Most of the people that have driven my car grew up on a farm with Ford tractors, like the 8N, so the controls have some familiarity. They've only driven for a short time and live in a high traffic area, so we never went into high.
That's my two bits.
When we taught our two girls to drive, we kept the hand brake lever pulled back to neutral so the T wouldn't get away from them in high but we were out in our friend's rather large pasture. After a couple joint rides together with one of us, we let them go for it. They were learning in my wife's '25 coupe.
My grandfather taught me step by step:
First, starting the car - proper igintion and fuel
Then once it was running, he got me to sit at the controls and get a feel for where everything is.
Put the lever to the neutral postion, and start off with low speed driving around his long driveway. He wouldn't let me drive at anything other than low speed until I got a feel for how it turned, what the pedals felt like,etc.
After the low speed was mastered, then came high gear. I think it made him a very happy man to teach me how to drive his baby......
Thank you for the suggestions and tip.
My daughter is 29yo. She's been driving a manual transmission for 13 years now and consequently, its the "foot on the clutch when panicked" that bothers me the most.
But from your posts, I've gathered that its just a matter of common sense and patience that will see us through.
It'll probably take place on Boxing day and the day after that...its up to her.
I look forward to seeing the reactions of the rest of the family, including her 3 year old (Lightning McQueen/Doc Hudson fan) son, watching us.
I'll let you know how we get on.
Once again, Thank You.
Enjoy the festive season.
Just be gentle.

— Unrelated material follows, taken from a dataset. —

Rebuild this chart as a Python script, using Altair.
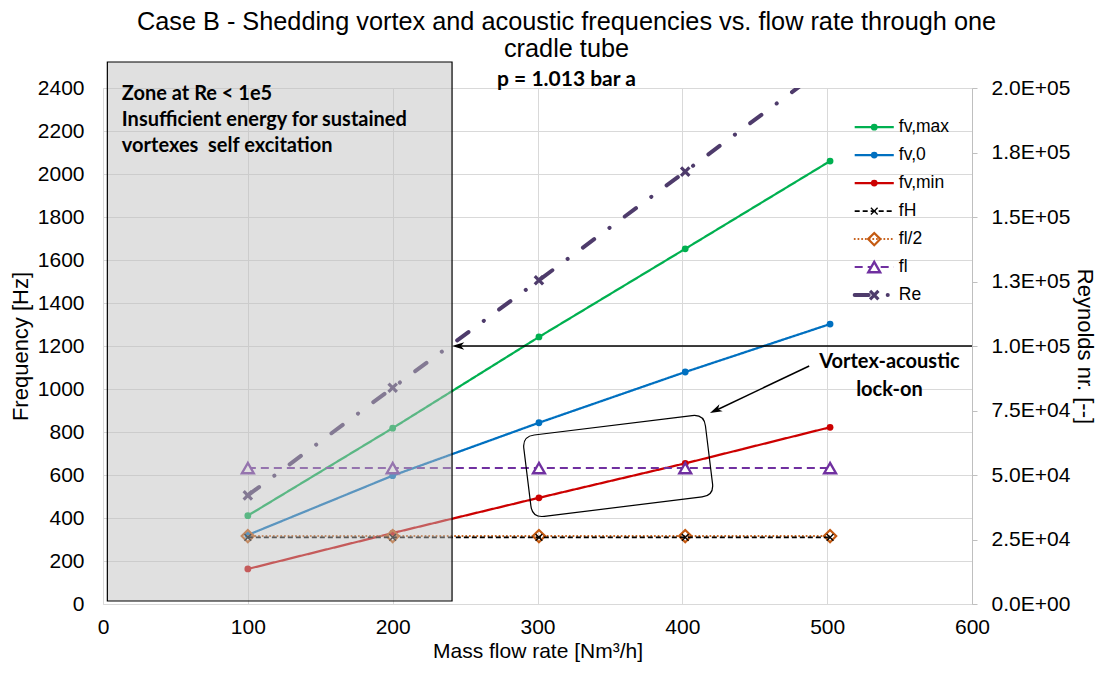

The first time I ever drove our TT was in about '58 or '59. I was 11 or 12 at the time. It was apricot season and we were busy with the crop. My uncle and my grandfather put me in the drivers seat, showed me how to work the low pedal and told me they'd load the full fruit boxes onto the truck. My job was to drive the truck forward to the next stack of boxes, stop until they were loaded, then move forward to the next stack.
Well, the first time I tried to move it I killed the engine. Although it had a starter equiped engine, it didn't work, so it had to be cranked. It was a particularly hot day and the engine was pretty hot. At that time it didn't start very easily when hot (much better now). So, as my grandfather cranked I got "THE LOOK". He didn't say anything out loud, but I sure got hte message.
Times are different. Have FUN!!!
Having attended several "Learn to drive a Lizzie" days, I have observed that two things most learning drivers have the most difficulty with are 1. Pushing up the throttle to slow down. They just push the brake without backing off the gas. 2. Pushing the low pedal all the way down when they stop thereby either killing the engine, or running over the pedestrian (has not happened, but easily could). This problem with the pedestrian is especially dangerous when one does not push up the throttle and also pushes the low all the way to the floor. This could also cause one to go through the wrong end of a garage.
Dan has it right. If one practices with the hand lever in the neutral position and uses only the low and brake and learns to speed up and slow down with the throttle, it will be much easier to remember not to push the low pedal all the way down and to push up the gas when comming to a stop.